While I do not deny the value of following Saint Paul's proscriptions for living a spiritual life in the Holy Spirit as formulated in Galatians, or the inclusion of select passages from Deuteronomy, it is important to remember that this is one particular formulation--one particular group's personal use of their own Intellect to try to discover Happiness in their Faith. But for them to believe their own intellect has discovered Truth in select religious writings is to deny the intellect of others who find their own personal Truth elsewhere.
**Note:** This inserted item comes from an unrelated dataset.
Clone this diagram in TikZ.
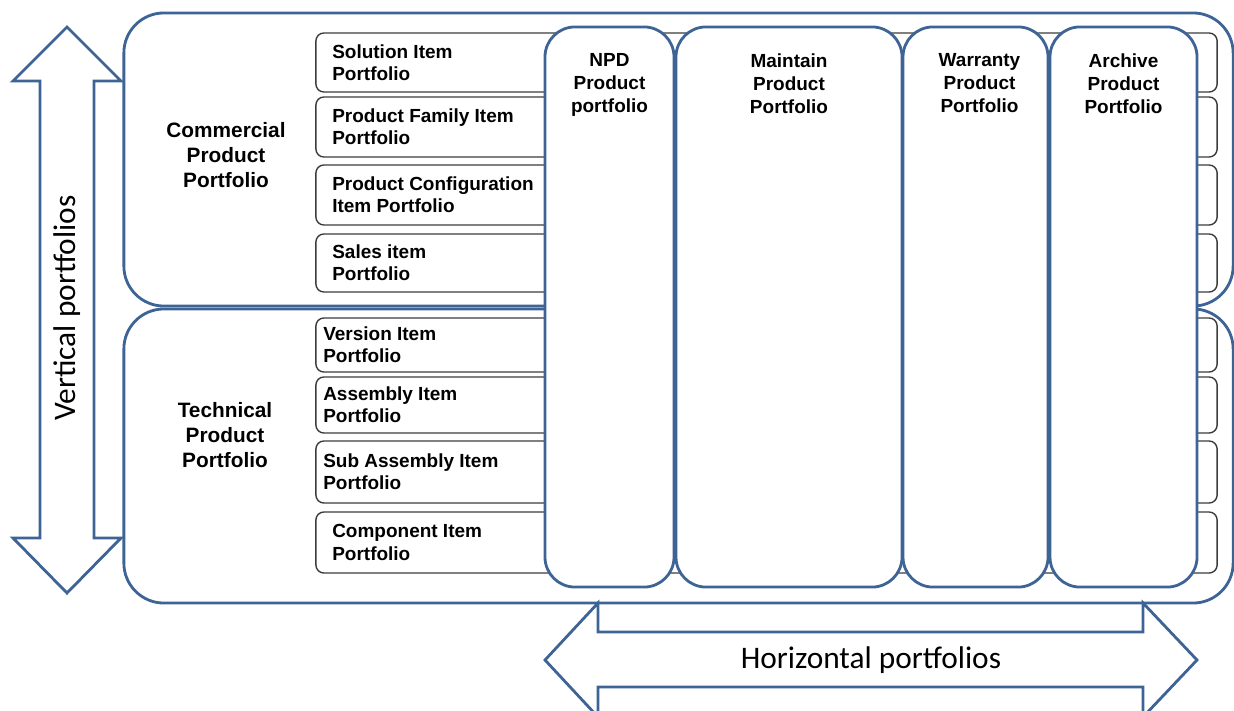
\documentclass[tikz,border=0pt]{standalone}
\usepackage{fontspec}
\setmainfont{Liberation Sans}
\newfontfamily\calibrifont{Carlito}
\usetikzlibrary{positioning}
\definecolor{frameblue}{RGB}{62,100,150}
\definecolor{rowgray}{RGB}{60,60,60}
\tikzstyle{group}=[rectangle, draw=frameblue, line width=2pt, fill=white, rounded corners=1cm, inner sep=0pt, minimum width=27.725cm]
\tikzstyle{rowbox}=[rectangle, draw=rowgray, line width=1pt, fill=white, rounded corners=0.2cm, inner sep=0pt, minimum width=22.525cm]
\tikzstyle{colbox}=[rectangle, draw=frameblue, line width=2pt, fill=white, rounded corners=0.75cm, inner sep=0pt, minimum height=14cm]
\tikzstyle{rowtxt}=[anchor=west, align=left, inner sep=0pt, font=\bfseries\fontsize{13.5}{15.8}\selectfont]
\tikzstyle{coltxt}=[align=center, inner sep=0pt, font=\bfseries\fontsize{13.5}{16.3}\selectfont]
\tikzstyle{grouptxt}=[align=center, inner sep=0pt, font=\bfseries\fontsize{14.8}{17.8}\selectfont]
\tikzstyle{bigarrow}=[draw=frameblue, line width=2pt, fill=white, line join=miter]
\tikzstyle{arrowtxt}=[inner sep=0pt, font=\calibrifont\fontsize{22.3}{26}\selectfont]
\newcommand{\rowbox}{\node[rowbox]}
\newcommand{\colbox}{\node[colbox]}

\begin{document}
\begin{tikzpicture}[x=0.025cm, y=-0.025cm]
	\useasboundingbox (0,0) rectangle (1234,710);
	\clip (0,0) rectangle (1234,710);
	% the two vertical groups
	\node[group] (comm) at (678.5,159.5) [minimum height=7.325cm]{};
	\node[group] (tech) at (678.5,456) [minimum height=7.35cm]{};
	\node[grouptxt] (commtxt) at (226,155) {Commercial\\Product\\Portfolio};
	\node[grouptxt] (techtxt) at (225,435) {Technical\\Product\\Portfolio};
	% item rows
	\rowbox (sol) at (766.5,62.5) [minimum height=1.475cm]{};
	\rowbox (fam) at (766.5,127) [minimum height=1.5cm]{};
	\rowbox (conf) at (766.5,195) [minimum height=1.5cm]{};
	\rowbox (sales) at (766.5,263) [minimum height=1.45cm]{};
	\rowbox (ver) at (766.5,345) [minimum height=1.35cm]{};
	\rowbox (asm) at (766.5,405) [minimum height=1.4cm]{};
	\rowbox (sub) at (766.5,472) [minimum height=1.55cm]{};
	\rowbox (comp) at (766.5,542.5) [minimum height=1.525cm]{};
	\node[rowtxt] (soltxt) at (332,62.5) {Solution Item\\Portfolio};
	\node[rowtxt] (famtxt) at (332,127) {Product Family Item\\Portfolio};
	\node[rowtxt] (conftxt) at (332,195) {Product Configuration\\Item Portfolio};
	\node[rowtxt] (salestxt) at (332,263) {Sales item\\Portfolio};
	\node[rowtxt] (vertxt) at (323,345) {Version Item\\Portfolio};
	\node[rowtxt] (asmtxt) at (323,405) {Assembly Item\\Portfolio};
	\node[rowtxt] (subtxt) at (323,472) {Sub Assembly Item\\Portfolio};
	\node[rowtxt] (comptxt) at (332,542.5) {Component Item\\Portfolio};
	% life cycle columns
	\colbox (npd) at (609.5,307) [minimum width=3.225cm]{};
	\colbox (maint) at (789,307) [minimum width=5.65cm]{};
	\colbox (warr) at (975.5,307) [minimum width=3.625cm]{};
	\colbox (arch) at (1123.5,307) [minimum width=3.675cm]{};
	\node[coltxt, below=0.7cm of npd.north] (npdtxt) {NPD\\Product\\portfolio};
	\node[coltxt, below=0.7cm of maint.north] (mainttxt) {Maintain\\Product\\Portfolio};
	\node[coltxt, below=0.7cm of warr.north, xshift=0.1cm] (warrtxt) {Warranty\\Product\\Portfolio};
	\node[coltxt, below=0.7cm of arch.north] (archtxt) {Archive\\Product\\Portfolio};
	% arrows
	\draw[bigarrow] (67,27) -- (121,81) -- (94,81) -- (94,538) -- (121,538) -- (67,593)
		-- (13,538) -- (40,538) -- (40,81) -- (13,81) -- cycle;
	\node[arrowtxt, rotate=90] (vert) at (67,308) {Vertical portfolios};
	\draw[bigarrow] (545,660) -- (598,603) -- (598,632) -- (1143,632) -- (1143,603) -- (1197,660)
		-- (1143,717) -- (1143,687) -- (598,687) -- (598,717) -- cycle;
	\node[arrowtxt] (horiz) at (871,660) {Horizontal portfolios};
\end{tikzpicture}
\end{document}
On the other hand, the Left fails by claiming that just because the "Moral Truths" of the Christian Conservatives are not absolute, therefore there can be no absolutes: this is throwing away the baby with the bathwater. In essence, they're suggesting that just because the idea "Homosexuality is a Sin" is not absolute, then our fundamental right to Life is also not absolute. This failure to understand that there are certain absolutes lead the extreme Left right to the same place as the extreme Right: if we do not have the absolute right to Life, then Homosexuals may be put to death arbitrarily because they offend us. There is, to the extreme Left, no absolutes, so the arbitrary putting to death Homosexuals who offends us could simply be "utilitarianism."
Which is, as an aside, one of the reasons why the far Left is so comfortable with the Muslim religious conservatives who destroyed the World Trade Center, damaged the Pentegon and murdered around 3,000 people on 9/11--because without moral absolutes there is only utilitarianism. And the utility of destroying a Western power far outweighs any "fundamental--but nonexistent--right" to life.
Ironically enough, though, Muslim religious conservatives do believe in an absolute law: the Absolute Law of Allah--which means that many on the Left (such as the folks at QUIT!) are in for a rude surprise if they succeed in destroying the West--as they will then be the first to be executed under a new World Order they are now helping to create.